The STAR learned that Metro Pacific Corp., the local flagship of Hong Kong-based First Pacific Co. Ltd. and one of two new potential investors in Transco, would need at least six months to conduct due diligence on the privatization.
First Pacific and local food and beverage conglomerate San Miguel Corp. (SMC) have earlier confirmed interest in Transco as a possible investment, although analysts said the project seemed beyond the expertise of the cash-rich SMC, Southeast Asias biggest food and beverage company.
First Pacific, on the other hand, already has exposure in local infrastructure projects, among them ownership in Philippine Long Distance Telephone (PLDT) and tollways operator Citra.
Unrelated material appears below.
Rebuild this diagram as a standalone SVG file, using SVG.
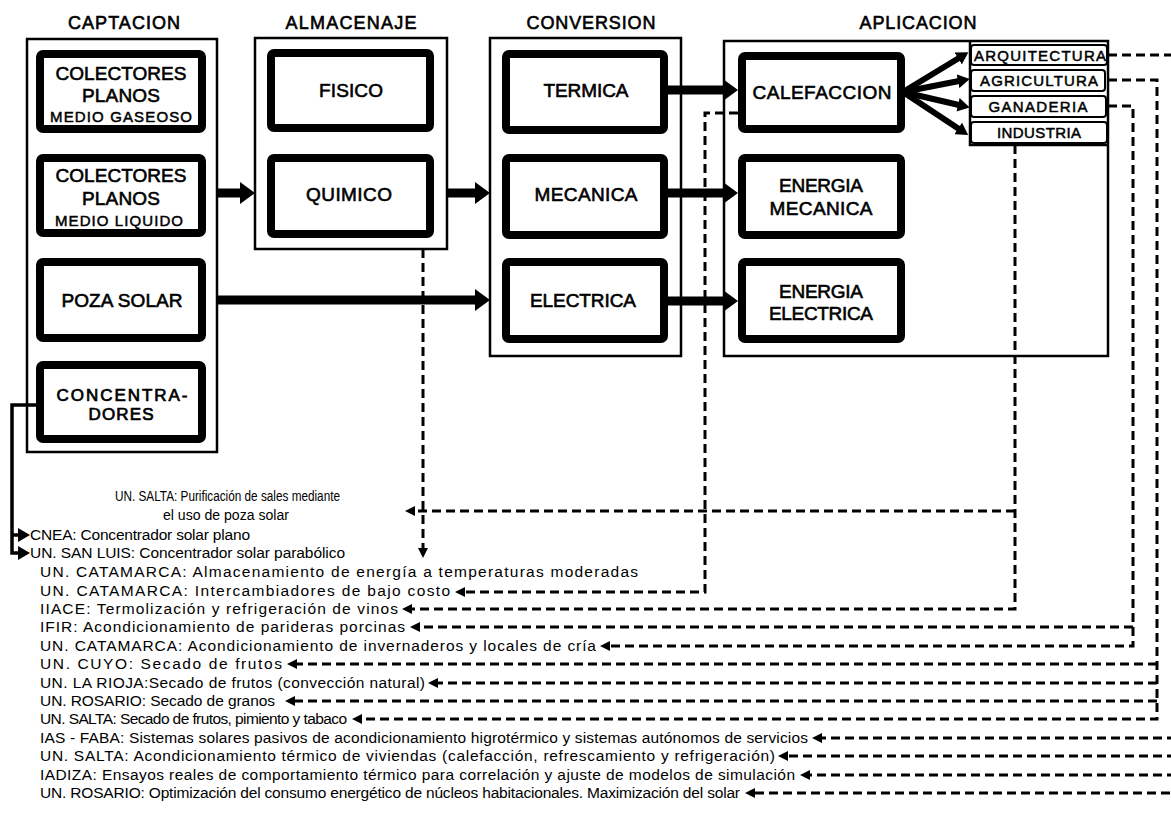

Perez said five bidders have been asked to resubmit a revised term sheet last Friday as they have met the technical and financial requirements needed to manage and operate Transcos transmission assets which make up the countrys high-voltage lines.
"We are pleased with the financial and technical depth of the five initial bid qualifications," Perez said, adding that the PSALM board is currently reviewing the term sheets.
"We are reviewing five revised offers for Transcos privatization. We cant confirm the identity of any of the bidders because we want to maintain competitiveness between the prospective bidders. We may need to review them again given the many different aspects of Transcos privatization being addressed by various term sheets," Perez said.
PSALM advisor Edgardo del Fonso said big local conglomerates, including those owned by the Ayalas and the Gokongweis, were earlier sent feelers to participate in the governments privatization plan. "But we never saw them surface. They did not come forward," he said.
A highly-placed industry source said of the five companies that submitted their indicative offers for Transco, two are local entities and three are foreign groups.
The source added that two of the three foreign firms are from Japan and Australia. One the other hand, Singapore Power Ltd., the lone bidder in Transcos two failed auction last year, and US firm AES Corp., which reportedly expressed keen interest in Transco, were not included in last Fridays list.
Meanwhile, four Japanese firms were earlier reported to have indicated plans to participate in the bidding. They are Kansai Electric Corp., Kyushu Electric Corp., Electric Power Development of Japan and Tokyo Electric.
PSALM, the government entity tasked to privatize the state-owned generation, transmission and related assets under the Electricity Power Industry Reform Act (EPIRA), first bid out the transmission facilities in July 2003. The bidding failed as only one party, Singapore Power, submitted a pre-qualification proposal. A second bidding in Aug. 2003 also failed as the same party Singapore Power - showed up. Government rules on the disposition of its assets allow negotiations after two failed biddings.
Transcos assets, valued at around $2 billion, would be privatized through a concession agreement for a period of 25 years renewable for another 25 years subject to performance conditions. The government will require at least 25 percent of the enterprise value of the business, payable upon closing of the transaction.
As an incentive, investors have the option to pay the balance in installments over a period of up to 25 years.
In case of a joint venture or consortium with foreign investors, a foreign participant must have financial and technical capability with proven domestic or international experience as operator of a transmission system with capacity and coverage comparable with that of the Philippines.